How to use accumulators:
First you have to create an accumulator object (here a counter) in the stub where you want to use it.
private IntCounter numLines = new IntCounter();
Second you have to register the accumulator object, typically in the open()
method of the stub. Here you also define the name.
getRuntimeContext().addAccumulator("num-lines", this.numLines);
You can now use the accumulator anywhere in the stub, including in the open()
and close()
methods.
this.numLines.add(1);
The overall result will be stored in the JobExecutionResult
object which is returned when running a job using the Java API (currently this only works if the execution waits for the completion of the job).
myJobExecutionResult.getAccumulatorResult("num-lines")
All accumulators share a single namespace per job. Thus you can use the same accumulator in different stubs of your job. Stratosphere will internally merge all accumulators with the same name.
Please look at the WordCountAccumulator example for a complete example.

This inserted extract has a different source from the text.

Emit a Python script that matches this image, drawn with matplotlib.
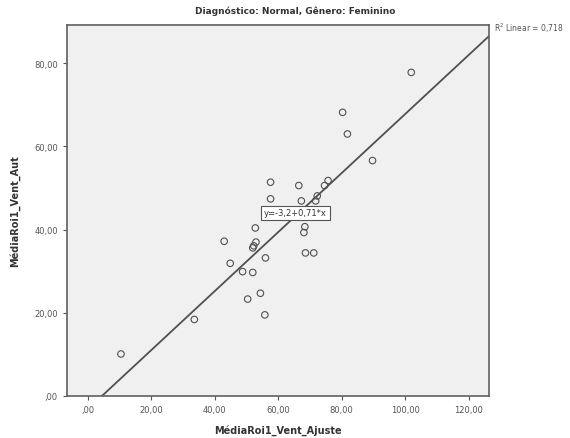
import numpy as np
import matplotlib
matplotlib.use('Agg')
from matplotlib import pyplot as plt

# scatter data: adjusted vs. automatic mean ROI values
x_ajuste = [10.5, 33.6, 43.0, 44.9, 48.8, 50.4, 52.0, 52.0, 52.3, 52.8, 53.0,
            54.4, 55.8, 56.0, 57.6, 57.6, 66.5, 67.3, 68.1, 68.4, 68.6, 71.2,
            71.8, 72.3, 74.6, 75.7, 80.3, 81.8, 89.7, 101.9]
y_aut = [10.1, 18.4, 37.2, 31.9, 29.9, 23.3, 29.7, 35.6, 36.1, 40.4, 37.0,
         24.7, 19.5, 33.2, 51.4, 47.4, 50.6, 46.9, 39.3, 40.7, 34.4, 34.4,
         46.9, 48.1, 50.6, 51.8, 68.2, 63.0, 56.6, 77.8]

intercept = -3.2
slope = 0.71
r2_label = '0,718'

xticks = [0, 20, 40, 60, 80, 100, 120]
yticks = [0, 20, 40, 60, 80]


def fmt(v):
    s = f"{v:.2f}".replace('.', ',')
    return s[1:] if s.startswith('0') else s


def main():
    fig = plt.figure(figsize=(5.7, 4.39), dpi=100)
    ax = fig.add_axes([0.1175, 0.0957, 0.7405, 0.8451])
    ax.set_facecolor('#f0f0f0')

    xmin, xmax = -6.5, 126.4
    ymin, ymax = 0, 89.2

    xs = np.array([xmin, xmax])
    ax.plot(xs, intercept + slope * xs, color='#505050', lw=1.3, zorder=2)
    ax.scatter(x_ajuste, y_aut, s=22, facecolors='none', edgecolors='#505050',
               linewidths=0.8, zorder=3)

    ax.set_xlim(xmin, xmax)
    ax.set_ylim(ymin, ymax)
    ax.set_xticks(xticks)
    ax.set_yticks(yticks)
    ax.set_xticklabels([fmt(v) for v in xticks])
    ax.set_yticklabels([fmt(v) for v in yticks])
    ax.tick_params(labelsize=6, colors='#555555', length=3)
    for sp in ax.spines.values():
        sp.set_color('#606060')
        sp.set_linewidth(1.2)

    ax.set_xlabel('MédiaRoi1_Vent_Ajuste', fontsize=7, fontweight='bold',
                  color='#333333', labelpad=7)
    ax.set_ylabel('MédiaRoi1_Vent_Aut', fontsize=7, fontweight='bold',
                  color='#333333', labelpad=10)
    fig.text(0.5185, 0.975, 'Diagnóstico: Normal, Gênero: Feminino',
             ha='center', va='center', fontsize=6.5, fontweight='bold',
             color='#333333')

    ax.text(65.4, 44.0, 'y=-3,2+0,71*x', ha='center', va='center', fontsize=6,
            color='#333333', zorder=4,
            bbox=dict(boxstyle='square,pad=0.35', fc='white', ec='#555555', lw=0.8))
    ax.text(xmax + 1.5, ymax - 0.5, 'R$^2$ Linear = ' + r2_label,
            ha='left', va='center', fontsize=5.5, color='#555555', clip_on=False)

    fig.savefig('out.png', dpi=100)


if __name__ == '__main__':
    main()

A note on accumulators and iterations: Currently the result of accumulators is only available after the overall job ended. We plan to make the result of the previous iteration available in the next iteration.
Custom accumulators:
To implement your own accumulator you simply have to write your implementation of the Accumulator interface. Please look at the WordCountAccumulator example for an example. Feel free to create a pull request if you think your custom accumulator should be shipped with Stratosphere.
You have the choice to implement either Accumulator or SimpleAccumulator. Accumulator<V,R>
is most flexible: It defines a type V
for the value to add, and a result type R
for the final result. E.g. for a histogram, V
is a number and R
is a histogram. SimpleAccumulator
is for the cases where both types are the same, e.g. for counters.
All functions provide open(Configuration) and close() methods, which are called when the respective function instance (e.g. MapFunction) is opened and closed.
This allows to instantiate data structures to be used across user-defined functions calls. It also improves the re-usability of function implementations as functions can be parametrized, e.g. to have configurable filter values instead of hard-coding them into the function implementation.
Stratosphere calls open(Configuration) with a Configuration object that holds all parameters which were passed to the function. To set parameters, you can use the following methods at the driver:
// --- program assembly ---
public class Skeleton implements Program {
@Override
public Plan getPlan(String... args) {
...
MapOperator mapper = MapOperator.builder(new MyMapper())
.input(source)
.name("MyMapper")
.build();
// configuration parameters
mapper.setParameter("param.year", 2014);
mapper.setParameter("param.name", "Stratosphere");
...
return plan;
}
}
// --- map function ---
public class MyMapper extends MapFunction {
private int year;
private String name;
public void open(Configuration config) {
this.year = config.getInteger("param.year", 0);
this.name = config.getString("param.name", "");
}
public void map(Record record, Collector<Record> out) {
out.collect(...);
}
}
This code excerpt has been adapted from the TPCHQuery3 example program, where the parameters are used to set filtering and join parameters.